Within the material below, find each line bearing the word "matplotlib" and present it.
::::::
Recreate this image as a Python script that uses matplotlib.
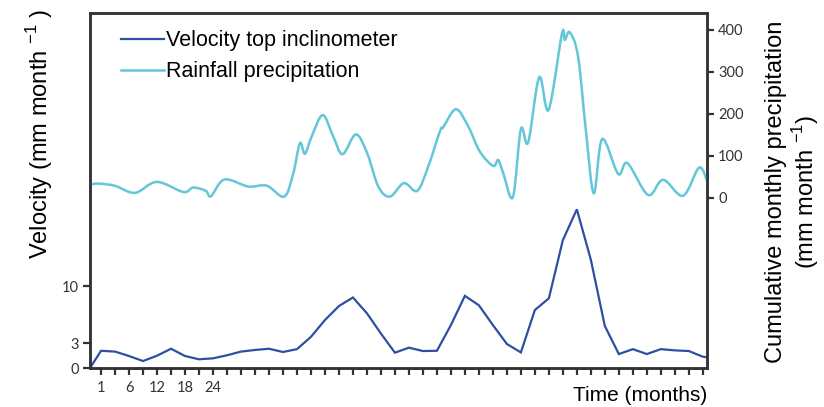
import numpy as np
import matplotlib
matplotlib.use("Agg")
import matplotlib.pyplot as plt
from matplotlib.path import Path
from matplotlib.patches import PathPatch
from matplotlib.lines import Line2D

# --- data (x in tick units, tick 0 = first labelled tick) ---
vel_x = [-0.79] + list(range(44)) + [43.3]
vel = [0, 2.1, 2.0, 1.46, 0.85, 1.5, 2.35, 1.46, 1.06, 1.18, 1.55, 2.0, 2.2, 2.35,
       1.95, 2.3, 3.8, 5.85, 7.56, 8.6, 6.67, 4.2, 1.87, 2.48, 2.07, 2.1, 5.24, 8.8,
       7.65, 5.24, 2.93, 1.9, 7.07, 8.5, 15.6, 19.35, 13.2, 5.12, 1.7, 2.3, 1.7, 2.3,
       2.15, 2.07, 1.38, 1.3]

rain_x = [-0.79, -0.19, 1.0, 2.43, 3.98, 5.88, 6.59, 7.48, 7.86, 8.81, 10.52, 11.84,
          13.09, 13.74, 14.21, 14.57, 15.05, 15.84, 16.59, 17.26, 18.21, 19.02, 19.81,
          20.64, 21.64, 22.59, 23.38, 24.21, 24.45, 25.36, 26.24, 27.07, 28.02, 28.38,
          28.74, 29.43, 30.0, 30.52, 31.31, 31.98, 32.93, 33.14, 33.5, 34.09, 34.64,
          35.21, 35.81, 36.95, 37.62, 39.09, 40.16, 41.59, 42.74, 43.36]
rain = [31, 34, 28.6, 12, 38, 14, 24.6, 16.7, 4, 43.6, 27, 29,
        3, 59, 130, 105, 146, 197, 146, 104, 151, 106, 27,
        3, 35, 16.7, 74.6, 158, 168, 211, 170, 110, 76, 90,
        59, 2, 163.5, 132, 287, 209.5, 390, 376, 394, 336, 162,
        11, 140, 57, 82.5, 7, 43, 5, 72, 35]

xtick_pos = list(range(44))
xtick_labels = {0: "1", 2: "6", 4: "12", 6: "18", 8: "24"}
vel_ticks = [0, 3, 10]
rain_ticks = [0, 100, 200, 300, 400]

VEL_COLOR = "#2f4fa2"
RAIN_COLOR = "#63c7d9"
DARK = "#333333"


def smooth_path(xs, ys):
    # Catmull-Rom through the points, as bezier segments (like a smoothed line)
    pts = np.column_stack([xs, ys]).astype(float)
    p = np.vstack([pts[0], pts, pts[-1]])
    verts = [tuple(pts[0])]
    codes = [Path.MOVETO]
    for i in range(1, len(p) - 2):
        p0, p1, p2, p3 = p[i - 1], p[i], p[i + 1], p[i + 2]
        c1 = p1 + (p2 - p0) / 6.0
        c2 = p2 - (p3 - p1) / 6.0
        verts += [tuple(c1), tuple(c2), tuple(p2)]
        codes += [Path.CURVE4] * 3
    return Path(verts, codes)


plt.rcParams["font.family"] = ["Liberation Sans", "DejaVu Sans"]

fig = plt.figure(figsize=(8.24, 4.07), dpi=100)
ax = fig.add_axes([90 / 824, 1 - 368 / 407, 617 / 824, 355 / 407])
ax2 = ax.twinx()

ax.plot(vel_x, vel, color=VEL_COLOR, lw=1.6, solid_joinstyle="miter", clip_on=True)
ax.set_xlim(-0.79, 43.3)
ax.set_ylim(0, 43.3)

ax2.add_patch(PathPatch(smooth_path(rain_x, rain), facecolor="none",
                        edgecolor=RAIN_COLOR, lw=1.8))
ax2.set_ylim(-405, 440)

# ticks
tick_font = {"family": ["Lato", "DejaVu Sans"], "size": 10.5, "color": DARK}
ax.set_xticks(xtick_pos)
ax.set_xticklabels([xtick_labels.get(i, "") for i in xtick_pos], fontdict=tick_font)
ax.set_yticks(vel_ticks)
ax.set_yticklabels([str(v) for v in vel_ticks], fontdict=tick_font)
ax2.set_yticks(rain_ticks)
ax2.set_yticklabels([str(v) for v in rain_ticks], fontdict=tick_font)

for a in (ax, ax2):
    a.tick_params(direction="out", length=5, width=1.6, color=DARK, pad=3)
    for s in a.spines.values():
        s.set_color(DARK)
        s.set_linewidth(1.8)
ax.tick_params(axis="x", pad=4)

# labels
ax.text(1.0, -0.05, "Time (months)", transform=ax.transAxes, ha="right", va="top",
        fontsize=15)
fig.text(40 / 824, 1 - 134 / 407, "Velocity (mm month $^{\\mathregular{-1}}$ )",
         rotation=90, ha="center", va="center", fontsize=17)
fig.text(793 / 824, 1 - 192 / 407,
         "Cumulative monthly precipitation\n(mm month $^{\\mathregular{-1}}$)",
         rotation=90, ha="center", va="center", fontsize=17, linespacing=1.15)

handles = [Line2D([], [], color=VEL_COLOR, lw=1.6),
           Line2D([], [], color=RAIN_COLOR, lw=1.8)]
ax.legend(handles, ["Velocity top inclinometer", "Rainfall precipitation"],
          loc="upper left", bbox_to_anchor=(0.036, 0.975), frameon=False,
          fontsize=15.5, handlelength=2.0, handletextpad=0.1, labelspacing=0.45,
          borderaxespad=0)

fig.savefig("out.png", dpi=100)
::::::
#### RESPONSE TO THIS EXERCISE:
Recreate this image as a Python script that uses matplotlib.
import matplotlib
matplotlib.use("Agg")
import matplotlib.pyplot as plt
from matplotlib.path import Path
from matplotlib.patches import PathPatch
from matplotlib.lines import Line2D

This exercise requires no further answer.